MOSCOW: Russia's dominant ruling party United Russia was leading regional elections but suffered a string of surprising setbacks against the background of the economic crisis, results showed Monday.

United Russia -- whose overall leader is Prime Minister Vladimir Putin -- won less than half the vote in some polls for regional parliaments and in a stunning reverse lost the election for mayor in the Siberian city of Irkutsk.

The polls Sunday only involved some of Russia's regions but were being closely watched by the authorities after unusual displays of discontent in recent weeks rattled the Kremlin.

United Russia won over 48 percent of the vote in elections for the local parliament in the Khabarovsk region, a key economic hub in the Far East on the border with China, results published by the central election commission showed.

In the region of Sverdlovsk that includes the Urals economic capital of Yekaterinburg it polled just 40 percent of the vote. However in the sparsely populated Yamalo-Nenets Autonomous Region it won 86 percent.

The most unsettling news for United Russia was in Irkutsk, a city of over half-a-million people, where its candidate in elections for mayor was thrashed by a candidate supported by the Communist Party.

Communist-supported Viktor Kondrashov won over 62 percent of the vote, while United Russia candidate Sergei Serebrennikov could only muster 27 percent, results showed.

Adding to United Russia's Siberian woes, in the mayoral elections for the nearby city of Ust-Ilimsk the candidate of opposition party A Fair Russia also trounced the United Russia candidate.
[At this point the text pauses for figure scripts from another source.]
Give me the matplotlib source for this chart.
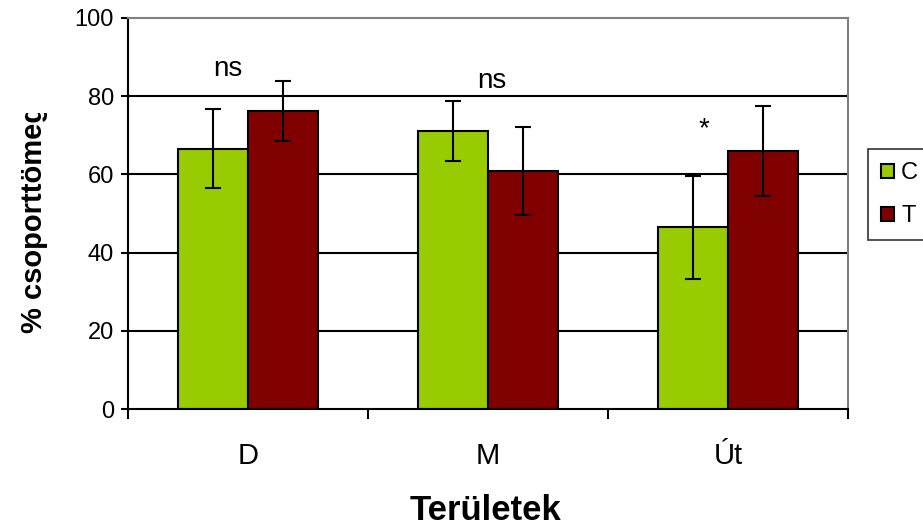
import numpy as np
import matplotlib.pyplot as plt
from matplotlib.transforms import Bbox, TransformedBbox

plt.rcParams['font.family'] = ['Liberation Sans', 'DejaVu Sans']

# Group means and error bar half-widths
areas = ['D', 'M', 'Út']
c_vals = [66.6, 71.2, 46.5]
t_vals = [76.3, 60.8, 66.0]
c_err = [10.0, 7.7, 13.2]
t_err = [7.7, 11.3, 11.6]
series_names = ['C', 'T']
signif = ['ns', 'ns', '*']

fig = plt.figure(figsize=(9.23, 5.27), dpi=100)
ax = fig.add_axes([128/923, 1 - 409/527, 720/923, 391/527])

x = np.arange(len(areas))
w = 0.29
ax.bar(x - w/2, c_vals, w, yerr=c_err, color='#99CC00', edgecolor='black',
       linewidth=1.5, label=series_names[0],
       error_kw=dict(ecolor='black', elinewidth=1.5, capsize=5.5, capthick=1.5))
ax.bar(x + w/2, t_vals, w, yerr=t_err, color='#800000', edgecolor='black',
       linewidth=1.5, label=series_names[1],
       error_kw=dict(ecolor='black', elinewidth=1.5, capsize=5.5, capthick=1.5))

ax.set_xlim(-0.5, 2.5)
ax.set_ylim(0, 100)
ax.set_yticks([0, 20, 40, 60, 80, 100])
ax.tick_params(axis='y', direction='out', length=5, width=1.5, labelsize=17, pad=5)
for yv in [20, 40, 60, 80]:
    ax.axhline(yv, color='black', lw=1.5, zorder=0)

# category boundaries as ticks, names centred underneath
ax.set_xticks([-0.5, 0.5, 1.5, 2.5])
ax.set_xticklabels([])
ax.tick_params(axis='x', which='major', direction='out', length=7, width=1.5)
ax.set_xticks(x, minor=True)
ax.set_xticklabels(areas, minor=True, fontsize=21)
ax.tick_params(axis='x', which='minor', length=0, pad=24)

for side in ['left', 'bottom']:
    ax.spines[side].set_linewidth(1.5)
for side in ['top', 'right']:
    ax.spines[side].set_color('#808080')
    ax.spines[side].set_linewidth(1.5)

# significance marks
ax.text(-0.086, 85.2, signif[0], ha='center', va='baseline', fontsize=20)
ax.text(1.017, 82.1, signif[1], ha='center', va='baseline', fontsize=20)
ax.text(1.9, 69.8, signif[2], ha='center', va='baseline', fontsize=20)

fig.text(486/923, 1 - 520/527, 'Területek', ha='center', va='baseline',
         fontsize=25, fontweight='bold')

ylab = fig.text(34/923, 1 - 333/527, '% csoporttömeg', rotation=90,
                ha='center', va='bottom', fontsize=21, fontweight='bold')
ylab.set_clip_box(TransformedBbox(Bbox([[0, 0], [1, 1 - 113/527]]), fig.transFigure))
ylab.set_clip_on(True)

leg = fig.legend(loc='upper left', bbox_to_anchor=(868/923, 1 - 149/527),
                 borderaxespad=0, fontsize=17, frameon=True, fancybox=False,
                 edgecolor='black', handlelength=0.55, handleheight=0.55,
                 handletextpad=0.3, labelspacing=0.9, borderpad=0.55)
leg.get_frame().set_linewidth(1.2)

fig.savefig('out.png', dpi=100)
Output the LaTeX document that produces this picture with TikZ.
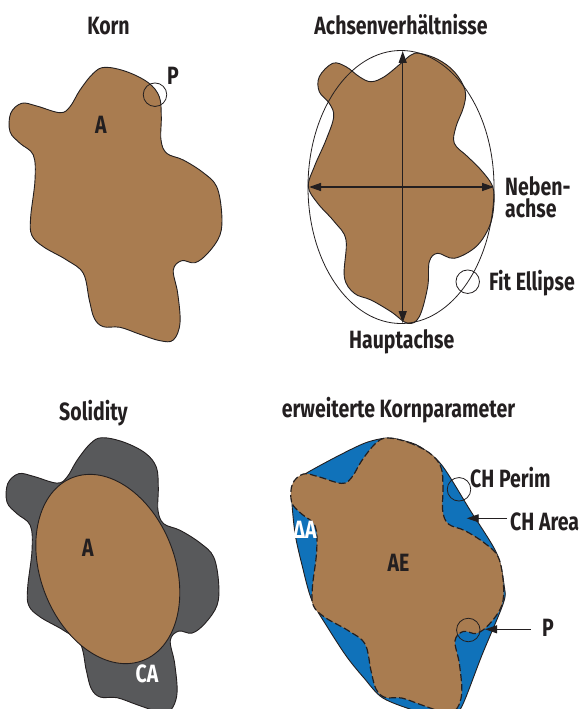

The speaker of Russia's lower house of parliament and top United Russia official Boris Gryzlov admitted that these local elections had been tougher than the last set of polls in October due to rises in utility prices.

"We need losses at a regional level so we recognise the causes of these losses and we correct them," he said in comments published on the United Russia website.

Another top United Russia leader, Vyacheslav Volodin, emphasised that the results showed Russia were continuing to support the political course of Putin and President Dmitry Medvedev.

In the battles for local parliaments, United Russia's closest challenger was the Communist Party which polled around 20 percent in the key zones. "The electorate has listened to us," said its leader Gennady Zyuganov.

Third place went to the nationalist Liberal Democratic Party of veteran firebrand Vladimir Zhirinovsky.

The anti-Kremlin liberal opposition, which has no seats in the national parliament, remained sidelined while turnout in several of the main regions reached little more than 30 percent.

Close attention is being paid to developments in Russia's regions after 10,000 people attended a protest in the western exclave of Kaliningrad in January, by far the biggest protest since the economic crisis began.

The organisers had planned to hold a fresh mass protest in Kaliningrad on March 20 but called it off at the weekend, saying this was the only way to prevent bloody clashes with police.

Although activists accuse Russia of major democratic shortcomings, the head of the Russian Election Commission Vladimir Churov said after the polls that "the election system in Russia and the electors are the best in the world."